4. Rafe Peavey will earn playing time at Arkansas
Although Brandon Allen enters spring as the Hogs’ starting quarterback, watch for early enrollee Rafe Peavey to turn some heads. I’m not saying he’ll win the starting job this spring, but he’ll earn playing time. He can be an asset in the running game, and he has plenty of arm strength. Peavey is one of those players Bret Bielema is counting on to be a cornerstone of the future.
5. Riley Ferguson exits spring No. 1 on Tennessee’s depth QB chart
We’ve seen Justin Worley, Josh Dobbs and Nathan Peterman compete. Worley is the veteran and the probable starter; Dobbs can be an asset in the running game and is a great looking athlete; Peterman adds nice depth to the position, but based on his start against Florida, I’m not sure he’s the guy. So, that leaves us with Riley Ferguson, who redshirted last season because of an injury. I’m feeling rather bold; the former Elite 11 signal caller exits spring as the leading candidate to be Tennessee’s starter, and that’s bold because it’s primarily based on what we’ve already seen from the other three.

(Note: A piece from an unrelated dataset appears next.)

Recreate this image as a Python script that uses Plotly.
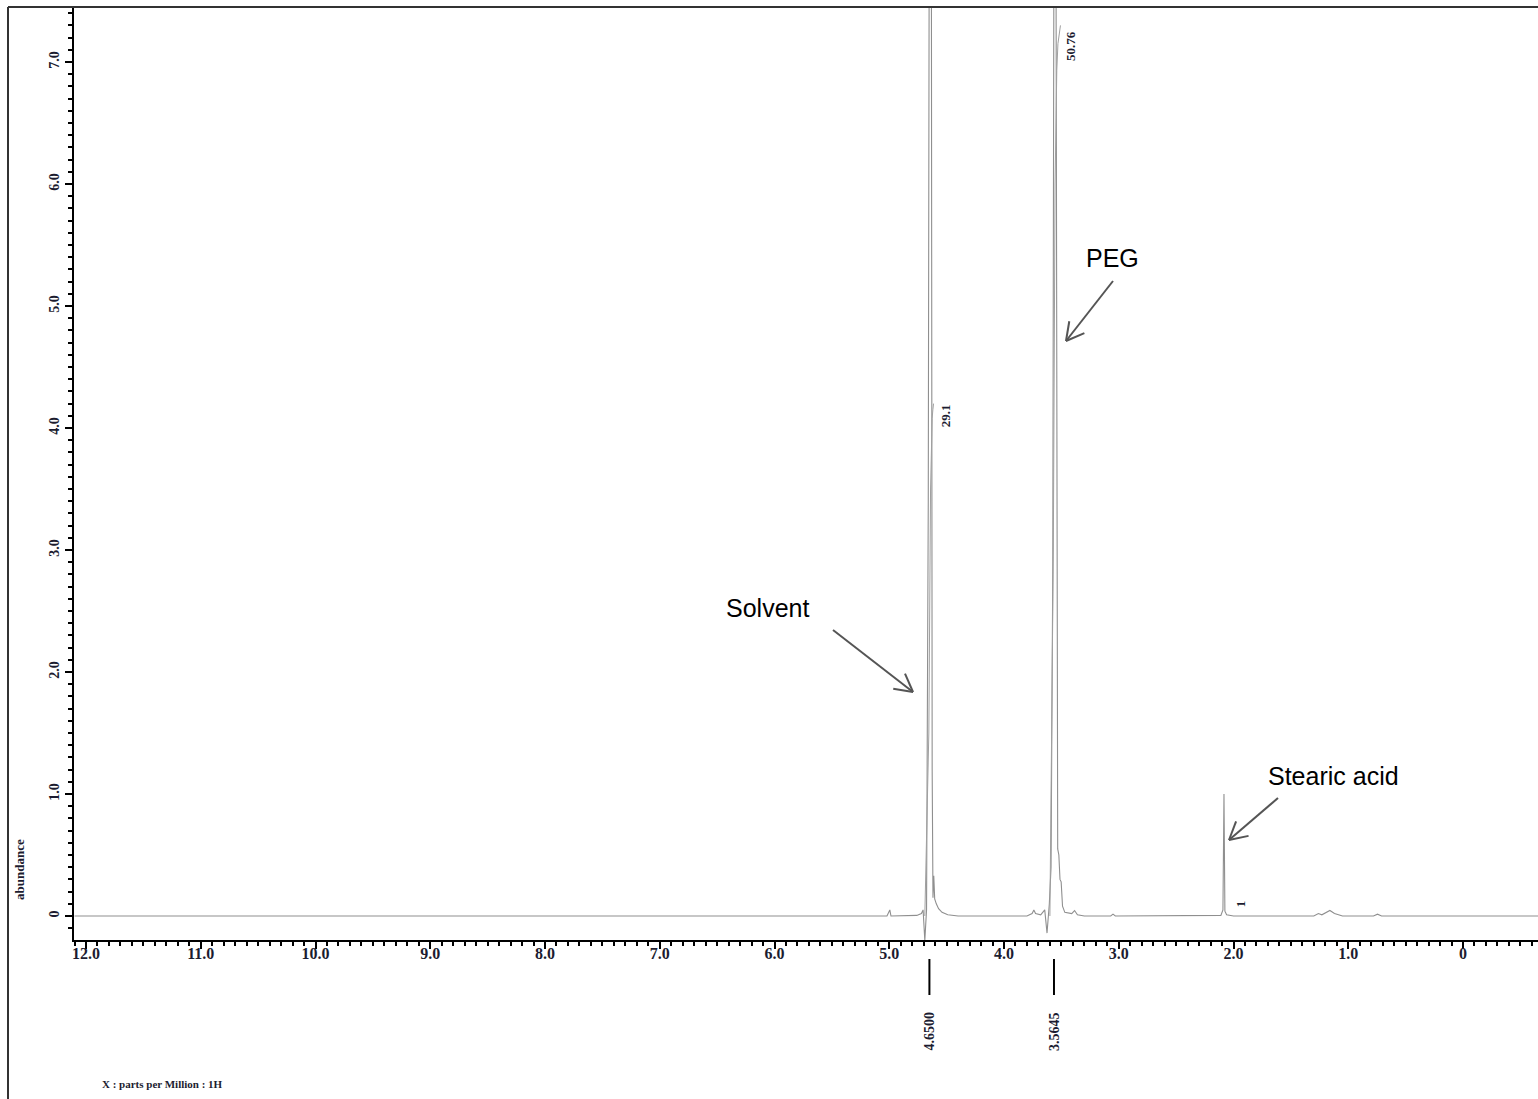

6. LSU exits spring with QB questions
Anthony Jennings is slated to start for the Tigers. However, redshirt freshman Hayden Rettig and early enrollee Brandon Harris will both have something to say about that. We know Les Miles’ never-ending love affair with dual-threat quarterbacks, but from what little we saw from Jennings, it raised questions about the job. Rettig is a pocket passer, and Harris is a dual-threat gem who will push for playing time. The best thing LSU’s quarterbacks have going for them is Cam Cameron. What he did with Zach Mettenberger in one season was truly impressive. I’m still not sold on Jennings, and it’s likely the coaching staff isn’t either.
7. Mark Richt raves about Jeremy Pruitt
Mark Richt pulled a feather out of his cap when he hired Jeremy Pruitt, and it was hands down the best assistant hire in college football. Pruitt has been a part of three straight championships, and he’s proven he can coach up defensive secondaries. His 3-4 scheme fits the Bulldogs’ personnel, and I expect the Dawgs’ defense to make tremendous strides. How will we know? Richt will talk about it this spring. Trading Todd Grantham for Pruitt won’t be an obvious upgrade until September, but Richt will know it this spring.
8. Jeff Driskel takes major strides forward in Florida’s new offense
The last two seasons, Florida tried to turn Jeff Driskel into AJ McCarron when he’s probably more comparable to Nick Marshall. Kurt Roper was hired to fit the scheme to the personnel, not force players into a pro-style offense, which is what Roper’s predecessor tried to do. Roper’s up-tempo offense will feature a mobile Driskel, and it should also allow for quicker decisions and the encouragement of pulling it down and running it when there is room. How much can you truly tell from spring practice or a game? I could tell during last year’s spring game that Driskel’s game hadn’t improved. You’ll know this spring it has.
9. Auburn’s passing game improves
This is the first year in Gus Malzahn’s college coaching career he has a returning starting quarterback to work with. Nick Marshall was one of the SEC’s most improved players in 2013. Still, there was much criticism surrounding the passing game. Marshall often missed open receivers and lacked touch on short to intermediate routes. You all remember the missed throw for a wide open touchdown against FSU. Malzahn knows the Tigers’ passing game has to make strides this spring, and it will. Marshall has plenty of arm strength, and he will gain more touch this offseason ahead of 2014.
10. Cameron Robinson will win a starting job for Alabama
It’s not often true freshmen offensive linemen make major impacts their first year, but Ole Miss’ Laremy Tunsil proves it can be done. He’s just one example. Alabama early enrollee tackle Cameron Robinson will also prove it this spring. With Cyrus Kouandjio gone at left tackle, it opens the door wide open for Robinson. He’s so big and talented, and he’ll hold his own this spring, eventually winning a starting gig.